The magic lies in the second generation Enmotus smart NVMe SSD Windows driver, derived from our first generation FuzeDrive software deployed with millions of PC motherboards. This smart layer of software ensures that all the heavy read and write activity, that can quickly wear out an SSD, go to the pSLC region. Because this region is permanent, this means the data can stay there as long as it needs based on an intelligent machine learning algorithm, in effect attenuating write traffic to the QLC. This requires fast, unobtrusive, advanced storage virtualization and sub-file data migration that works on demand to ensure intelligent data placement. This intelligent data movement is the opposite of the caching model adopted today in many storage systems, including dynamic SLC based SSDs which still treats QLC as the ultimate destination for all data. It's ironic that these devices using traditional data caching techniques still insist on treating the QLC as the "reliable" storage tier when it's not!

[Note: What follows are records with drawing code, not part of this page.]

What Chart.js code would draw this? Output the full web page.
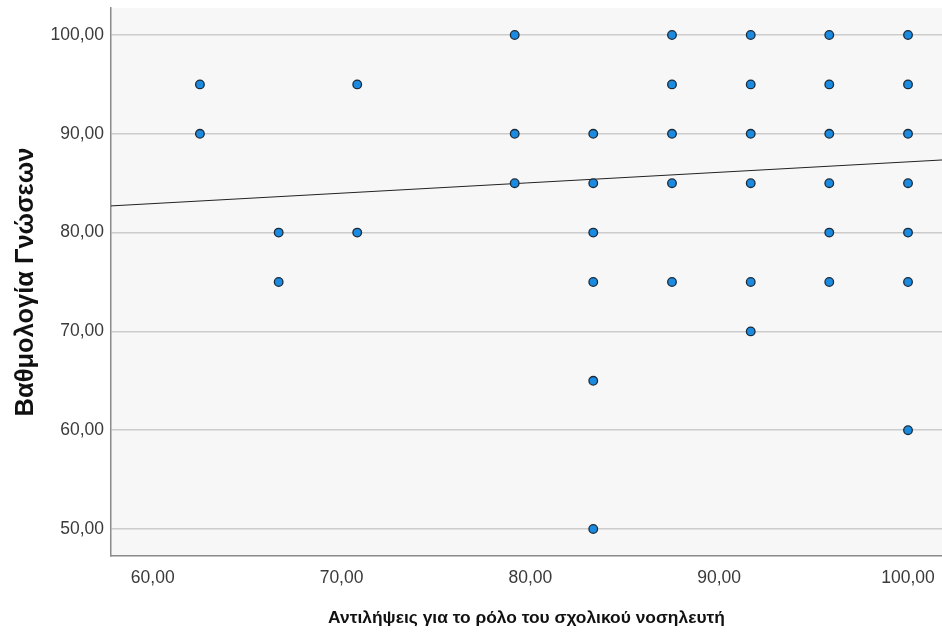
<!DOCTYPE html>
<html>
<head>
<meta charset="utf-8">
<script src="https://cdn.jsdelivr.net/npm/chart.js@4.4.1/dist/chart.umd.min.js"></script>
<style>
  html, body { margin: 0; padding: 0; background: #fff; }
  #wrap { width: 942px; height: 635px; }
</style>
</head>
<body>
<div id="wrap"><canvas id="grafico" width="942" height="635"></canvas></div>
<script>
// Τιμές x (αντιλήψεις) και y (βαθμολογία) ανά σημείο
const xValues = [
  62.5, 62.5,
  66.67, 66.67,
  70.83, 70.83,
  79.17, 79.17, 79.17,
  83.33, 83.33, 83.33, 83.33, 83.33, 83.33,
  87.5, 87.5, 87.5, 87.5, 87.5,
  91.67, 91.67, 91.67, 91.67, 91.67, 91.67,
  95.83, 95.83, 95.83, 95.83, 95.83, 95.83,
  100, 100, 100, 100, 100, 100, 100
];
const yValues = [
  95, 90,
  80, 75,
  95, 80,
  100, 90, 85,
  90, 85, 80, 75, 65, 50,
  100, 95, 90, 85, 75,
  100, 95, 90, 85, 75, 70,
  100, 95, 90, 85, 80, 75,
  100, 95, 90, 85, 80, 75, 60
];

// Γραμμή προσαρμογής (άκρα)
const fitX = [57.79, 101.8];
const fitY = [82.7, 87.35];

const xTicks = [60, 70, 80, 90, 100];
const yTicks = [50, 60, 70, 80, 90, 100];

const fmt = v => v.toFixed(2).replace('.', ',');
const fonte = '"Liberation Sans", Arial, sans-serif';

// Φόντο περιοχής γραφήματος
const fundoPlot = {
  id: 'fundoPlot',
  beforeDraw(chart) {
    const { ctx, chartArea: a } = chart;
    ctx.save();
    ctx.fillStyle = '#f7f7f7';
    ctx.fillRect(a.left, a.top, a.right - a.left, a.bottom - a.top);
    ctx.restore();
  }
};

const ctx = document.getElementById('grafico').getContext('2d');
new Chart(ctx, {
  type: 'scatter',
  data: {
    datasets: [
      {
        type: 'line',
        data: fitX.map((x, i) => ({ x: x, y: fitY[i] })),
        borderColor: '#222',
        borderWidth: 1,
        pointRadius: 0,
        fill: false,
        order: 2
      },
      {
        data: xValues.map((x, i) => ({ x: x, y: yValues[i] })),
        backgroundColor: '#1a8be0',
        borderColor: '#1c2b3a',
        borderWidth: 1.3,
        pointRadius: 4.3,
        order: 1
      }
    ]
  },
  options: {
    responsive: false,
    animation: false,
    layout: { autoPadding: false, padding: { top: 8, right: 0, left: 0, bottom: 0 } },
    plugins: {
      legend: { display: false },
      tooltip: { enabled: false }
    },
    scales: {
      x: {
        type: 'linear',
        min: 57.79,
        max: 101.8,
        afterFit(s) { s.height = 79; s.paddingLeft = 0; s.paddingRight = 0; },
        afterBuildTicks(s) { s.ticks = xTicks.map(v => ({ value: v })); },
        ticks: {
          callback: fmt,
          color: '#3a3a3a',
          font: { family: fonte, size: 17.5 },
          padding: 4,
          maxRotation: 0
        },
        grid: { display: false },
        border: { color: '#8a8a8a', width: 1.5 },
        title: {
          display: true,
          text: 'Αντιλήψεις για το ρόλο του σχολικού νοσηλευτή',
          color: '#111',
          font: { family: fonte, size: 17.4, weight: 'bold' },
          padding: { top: 3, bottom: 6 }
        }
      },
      y: {
        type: 'linear',
        min: 47.27,
        max: 102.73,
        afterFit(s) { s.width = 111; s.paddingTop = 0; s.paddingBottom = 0; },
        afterBuildTicks(s) { s.ticks = yTicks.map(v => ({ value: v })); },
        ticks: {
          callback: fmt,
          color: '#3a3a3a',
          font: { family: fonte, size: 17.5 },
          padding: 7
        },
        grid: { color: '#cccccc', lineWidth: 1.5, drawTicks: false },
        border: { color: '#8a8a8a', width: 1.5 },
        title: {
          display: true,
          text: 'Βαθμολογία Γνώσεων',
          color: '#111',
          font: { family: fonte, size: 25.5, weight: 'bold' },
          padding: { top: 11, bottom: 4 }
        }
      }
    }
  },
  plugins: [fundoPlot]
});
</script>
</body>
</html>
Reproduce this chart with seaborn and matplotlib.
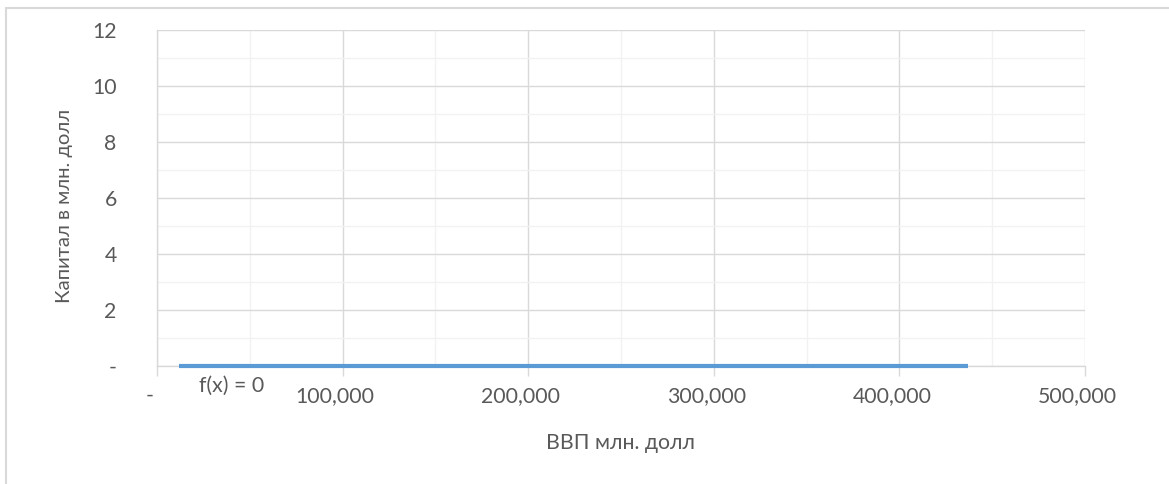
import matplotlib
matplotlib.use("Agg")
import matplotlib.pyplot as plt
import matplotlib.transforms as mtransforms
from matplotlib.lines import Line2D
from matplotlib.ticker import MultipleLocator, FuncFormatter
import seaborn as sns
import pandas as pd

# Data: GDP (x) vs capital (y); the fitted trend is flat at zero
gdp = [12000, 437000]
capital = [0, 0]
trend_label = "f(x) = 0"
x_title = "ВВП млн. долл"
y_title = "Капитал в млн. долл"

sns.set_theme(style="white")
plt.rcParams["font.family"] = ["Lato", "DejaVu Sans"]

FS = 15.3
GREY = "#595959"
W, H = 1169, 484
fig = plt.figure(figsize=(W / 100, H / 100), dpi=100)
ax = fig.add_axes([157 / W, 1 - 366 / H, (1085 - 157) / W, (366 - 30) / H])

df = pd.DataFrame({"gdp": gdp, "capital": capital})
sns.lineplot(data=df, x="gdp", y="capital", ax=ax, color="#5B9BD5",
             linewidth=3.0, solid_capstyle="butt", zorder=5, clip_on=False)

ax.set_xlim(0, 500000)
ax.set_ylim(0, 12)
ax.xaxis.set_major_locator(MultipleLocator(100000))
ax.xaxis.set_minor_locator(MultipleLocator(50000))
ax.yaxis.set_major_locator(MultipleLocator(2))
ax.yaxis.set_minor_locator(MultipleLocator(1))

ax.grid(which="major", color="#D9D9D9", linewidth=1.0, zorder=0)
ax.grid(which="minor", color="#F2F2F2", linewidth=1.0, zorder=0)
ax.set_axisbelow(True)

for side in ["top", "right"]:
    ax.spines[side].set_visible(False)
for side in ["left", "bottom"]:
    ax.spines[side].set_color("#D9D9D9")
    ax.spines[side].set_linewidth(1.0)

ax.xaxis.set_major_formatter(FuncFormatter(lambda v, p: "-" if v == 0 else f"{int(v):,}"))
ax.yaxis.set_major_formatter(FuncFormatter(lambda v, p: "-" if v == 0 else f"{int(v)}"))

ax.tick_params(axis="x", which="major", bottom=True, length=7, width=1.0,
               color="#D9D9D9", labelsize=FS, labelcolor=GREY, pad=7.5)
ax.tick_params(axis="x", which="minor", bottom=False)
ax.tick_params(axis="y", which="both", left=False, labelsize=FS,
               labelcolor=GREY, pad=23)

# Number format leaves a trailing pad, shifting labels slightly left
shift = mtransforms.ScaledTranslation(-7.5 / 100, 0, fig.dpi_scale_trans)
for lbl in ax.get_xticklabels():
    lbl.set_transform(lbl.get_transform() + shift)

ax.set_xlabel(x_title, fontsize=FS, color=GREY, labelpad=19)
ax.set_ylabel(y_title, fontsize=14.6, color=GREY, labelpad=14)
ax.yaxis.label.set_y(0.475)

ax.annotate(trend_label, xy=(40000, 0), xytext=(0, -14), textcoords="offset points",
            ha="center", va="center", fontsize=FS, color=GREY)

# Chart-area frame
fig.add_artist(Line2D([5.5 / W, 5.5 / W], [-0.01, 1 - 8 / H], color="#D9D9D9",
                      linewidth=1.5, transform=fig.transFigure))
fig.add_artist(Line2D([5.5 / W, 1.0], [1 - 8 / H, 1 - 8 / H], color="#D9D9D9",
                      linewidth=1.5, transform=fig.transFigure))

fig.savefig("out.png", dpi=100)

The nice thing is that users now have a guaranteed 128GB pSLC SSD plus 1.5TB QLC all in a single 1.6TB device for example. We are betting that many users want a better balance of performance, endurance and capacity and not just cheap capacity. The result from our standpoint is a new "gold" class of performance-endurance for QLC SSDs normally associated with the likes of MLC based Samsung PRO devices. This contrasts with the lower "bronze" class of endurance that we are seeing with today’s QLC SSDs .

At last, my fictitious Mini now has great performance and I can drive it for 100,000 miles!